NEARLY HALF of the UK's farmers are not confident about their future, with price volatility identified as their biggest challenge.

According to newly published research from Hectare Agritech, nearly half of UK farmers (46%) do not think their business is profitable and secure for the future, and eight out of ten (80%) are worried about the difficulties on the horizon.

Prices and land availability were listed as the two biggest and most common barriers to profitability – half of farmers (52%) stated that price fluctuations for products sold was the current biggest limitation to business success, while a similar number (49%) saw ongoing price volatility as their biggest future limitation too. A third of farmers also viewed land availability as a current (34%) and future (30%) challenge.

Hectare Agritech, which runs 'digital marketplaces' aimed at UK farmers, reached these conclusions based on a sample of 342 farmers that replied to its survey. Of more specific pertinence to its business, the results suggested that only a third of farmers felt that there was always a competitive market for their produce, with plenty of buyers giving them a choice of prices and terms.
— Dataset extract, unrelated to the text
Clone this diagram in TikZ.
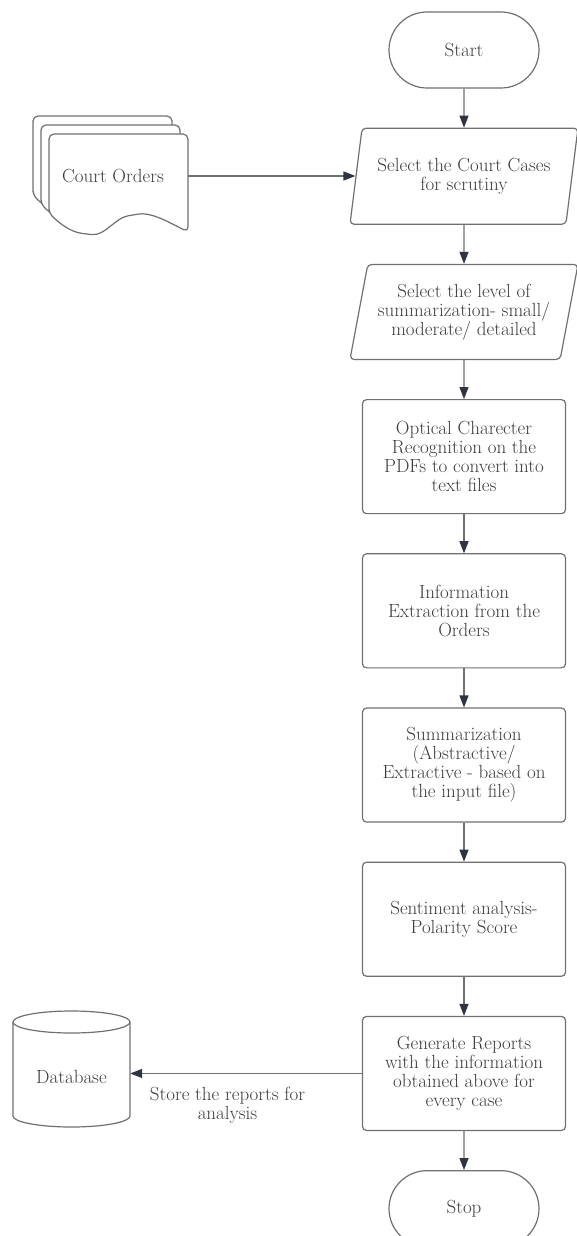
\documentclass[tikz,border=0pt]{standalone}
\usepackage{tikz}
\usetikzlibrary{arrows.meta, positioning, shapes.geometric, shapes.misc}
\usepackage{xcolor}
\definecolor{linegray}{HTML}{707070}
\definecolor{tipdark}{HTML}{2E3440}
\definecolor{textgray}{HTML}{3C3C3C}
\tikzset{
  every node/.style={font=\fontsize{19}{19}\selectfont, text=textgray, inner sep=3pt},
  terminal/.style={draw=linegray, line width=1.2pt, rounded rectangle, minimum width=156pt, minimum height=76pt},
  io/.style={draw=linegray, line width=1.2pt, trapezium, trapezium left angle=74, trapezium right angle=106,
    trapezium stretches body, minimum width=228pt, minimum height=96pt, rounded corners=4pt, align=center},
  process/.style={draw=linegray, line width=1.2pt, rectangle, rounded corners=4pt,
    minimum width=203pt, minimum height=114pt, align=center},
  sheet/.style={draw=linegray, line width=1.2pt, fill=white, rounded corners=5pt},
  flow/.style={draw=linegray, line width=1.2pt, -{Triangle[length=12pt, width=9pt, color=tipdark]}}
}
\begin{document}
\begin{tikzpicture}[x=1pt, y=-1pt, node distance=39pt]
            \useasboundingbox (0,0) rectangle (576,1236);
            \node[terminal] (start) at (464,50) {Start};
            \node[io, below=of start] (cases) {Select the Court Cases\\for scrutiny};
            \node[io, below=of cases, minimum height=95pt] (level) {Select the level of\\summarization- small/\\moderate/ detailed};
            \node[process, below=of level] (ocr) {Optical Charecter\\Recognition on the\\PDFs to convert into\\text files};
            \node[process, below=of ocr] (extract) {Information\\Extraction from the\\Orders};
            \node[process, below=of extract] (summ) {Summarization\\(Abstractive/\\Extractive - based on\\the input file)};
            \node[process, below=of summ] (senti) {Sentiment analysis-\\Polarity Score};
            \node[process, below=of senti] (report) {Generate Reports\\with the information\\obtained above for\\every case};
            \node[terminal, below=of report] (stop) {Stop};
            % stacked documents
            \foreach \s in {2,1,0}
              \draw[sheet, shift={(-8*\s,-9*\s)}] (49,213) -- (49,134) -- (188,134) -- (188,232)
                .. controls (165,220) and (150,212) .. (133,215)
                .. controls (115,218) and (105,236) .. (87,234)
                .. controls (70,232) and (58,222) .. (49,213) -- cycle;
            \node[minimum width=150pt, minimum height=80pt] (orders) at (113,176) {Court Orders};
            % database
            \draw[draw=linegray, line width=1.2pt] (13,1022) -- (13,1116)
              arc[start angle=180, end angle=0, x radius=58.5, y radius=11] -- (130,1022);
            \draw[draw=linegray, line width=1.2pt] (71.5,1022) ellipse [x radius=58.5, y radius=11];
            \node[minimum width=117pt, minimum height=80pt] (db) at (71.5,1077) {Database};
            % connectors
            \path [draw, flow] (start) -- (cases);
            \path [draw, flow] (orders.east) -- (orders.east -| cases.west);
            \path [draw, flow] (cases) -- (level);
            \path [draw, flow] (level) -- (ocr);
            \path [draw, flow] (ocr) -- (extract);
            \path [draw, flow] (extract) -- (summ);
            \path [draw, flow] (summ) -- (senti);
            \path [draw, flow] (senti) -- (report);
            \path [draw, flow] (report) -- (stop);
            \path [draw, flow] (report.west) -- (report.west -| db.east)
              node[pos=0.58, below=10pt, align=center] {Store the reports for\\analysis};
\end{tikzpicture}
\end{document}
Hectare chief executive Doug Bairner said: “The route to success and profitability in farming is getting harder. Margins are getting tighter, and with increasing operating costs, the agricultural industry needs to find ways to make itself more efficient and competitive. Adopting technology is seen as a lifeline for the majority of the farmers we spoke to, and for those who do trial new technologies – both within the output and input side of their business – they’re reaping the benefits.

"More often than not, adopting new technological solutions can be quick and simple to use, and it can help farmers and agricultural businesses to save time, money and resources. This is even more important when it comes to buying and selling livestock or grain," said Mr Bairner.

"Online marketplaces provide transparency, traceability, and efficiency," he added. "For farmers this means they become price makers rather than price takers, and the businesses buying from them gain significant efficiency benefits.”